>>>
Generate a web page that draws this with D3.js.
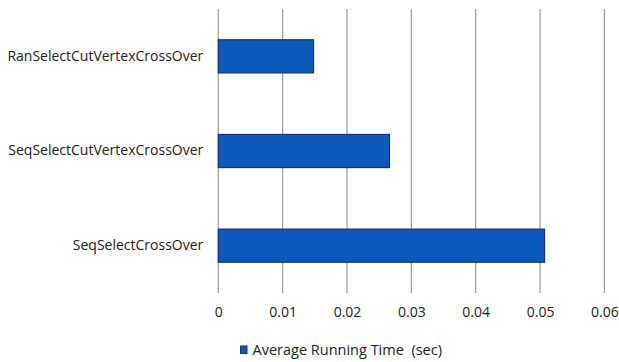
<!DOCTYPE html>
<html>
<head>
<meta charset="utf-8">
<script src="https://cdn.jsdelivr.net/npm/d3@7"></script>
<style>
  html, body { margin: 0; padding: 0; background: #fff; }
  svg { display: block; }
  text { font-family: "Open Sans", "Noto Sans", sans-serif; fill: #222; }
</style>
</head>
<body>
<svg id="chart" width="619" height="362"></svg>
<script>
// Average running time per crossover operator (seconds)
const categories = ["RanSelectCutVertexCrossOver", "SeqSelectCutVertexCrossOver", "SeqSelectCrossOver"];
const runningTime = [0.0148, 0.0266, 0.0507];
const tickValues = [0, 0.01, 0.02, 0.03, 0.04, 0.05, 0.06];
const tickLabels = ["0", "0.01", "0.02", "0.03", "0.04", "0.05", "0.06"];
const seriesName = "Average Running Time  (sec)";

const svg = d3.select("#chart");
const plot = { left: 218.3, right: 604.4, top: 9, bottom: 293 };

const x = d3.scaleLinear().domain([0, 0.06]).range([plot.left, plot.right]);
const y = d3.scaleBand().domain(categories).range([plot.top, plot.bottom]).padding(0);
const barH = y.bandwidth() * 0.35;

// vertical gridlines
svg.append("g")
  .selectAll("line")
  .data(tickValues)
  .join("line")
  .attr("x1", d => x(d)).attr("x2", d => x(d))
  .attr("y1", plot.top).attr("y2", plot.bottom)
  .attr("stroke", "#9a9a9a")
  .attr("stroke-width", 1.2);

// tick labels
const xAxis = d3.axisBottom(x).tickValues(tickValues).tickSize(0)
  .tickFormat((d, i) => tickLabels[i]);
const gx = svg.append("g").attr("transform", `translate(0,${plot.bottom + 11})`).call(xAxis);
gx.select(".domain").remove();
gx.selectAll("text").attr("font-size", 14).attr("font-family", "Open Sans, sans-serif").attr("fill", "#222");

// bars
svg.append("g")
  .selectAll("rect")
  .data(categories)
  .join("rect")
  .attr("x", x(0))
  .attr("y", d => y(d) + (y.bandwidth() - barH) / 2)
  .attr("width", (d, i) => x(runningTime[i]) - x(0))
  .attr("height", barH)
  .attr("fill", "#0b5abb")
  .attr("stroke", "#15347a")
  .attr("stroke-width", 1.2);

// category labels
const yAxis = d3.axisLeft(y).tickSize(0).tickPadding(15);
const gy = svg.append("g").attr("transform", `translate(${plot.left},0)`).call(yAxis);
gy.select(".domain").remove();
gy.selectAll("text").attr("font-size", 14).attr("font-family", "Open Sans, sans-serif").attr("fill", "#222");

// legend
const legend = svg.append("g").attr("transform", "translate(240.5,346)");
legend.append("rect").attr("width", 6.5).attr("height", 7.5)
  .attr("fill", "#0b5abb").attr("stroke", "#15347a").attr("stroke-width", 1);
legend.append("text").attr("x", 12).attr("y", 4).attr("dy", "0.35em")
  .attr("font-size", 14.5).attr("xml:space", "preserve").style("white-space", "pre").text(seriesName);
</script>
</body>
</html>
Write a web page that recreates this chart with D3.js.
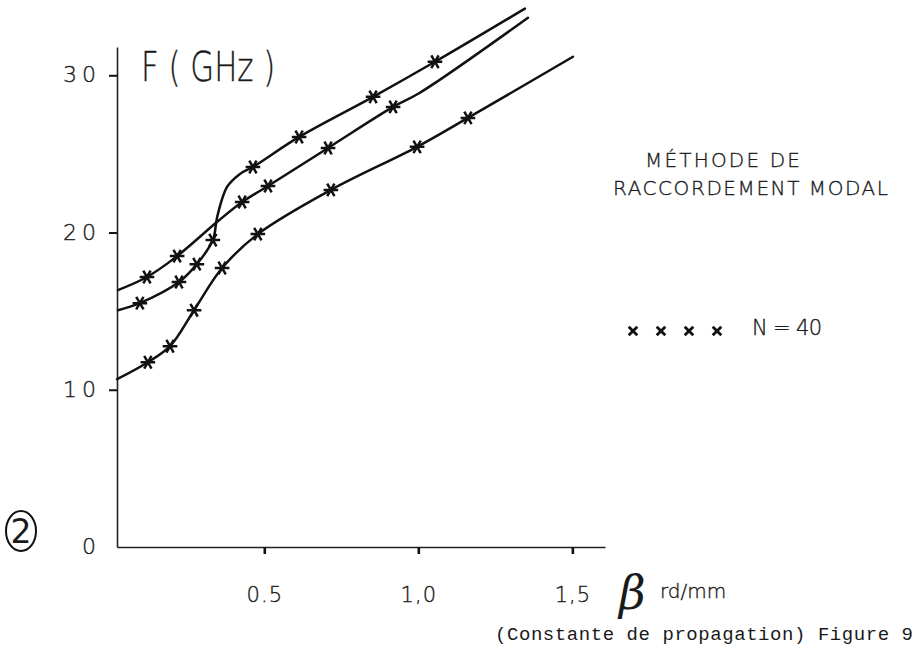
<<<
▶ _WRITTEN INSTRUCTION_
Locate the word "chart" in the entries, and copy every line where it is found.

▶ _PROBLEM SOLUTION_
<svg id="chart" width="619" height="362"></svg>
const svg = d3.select("#chart");
Write a web page that recreates this chart with D3.js.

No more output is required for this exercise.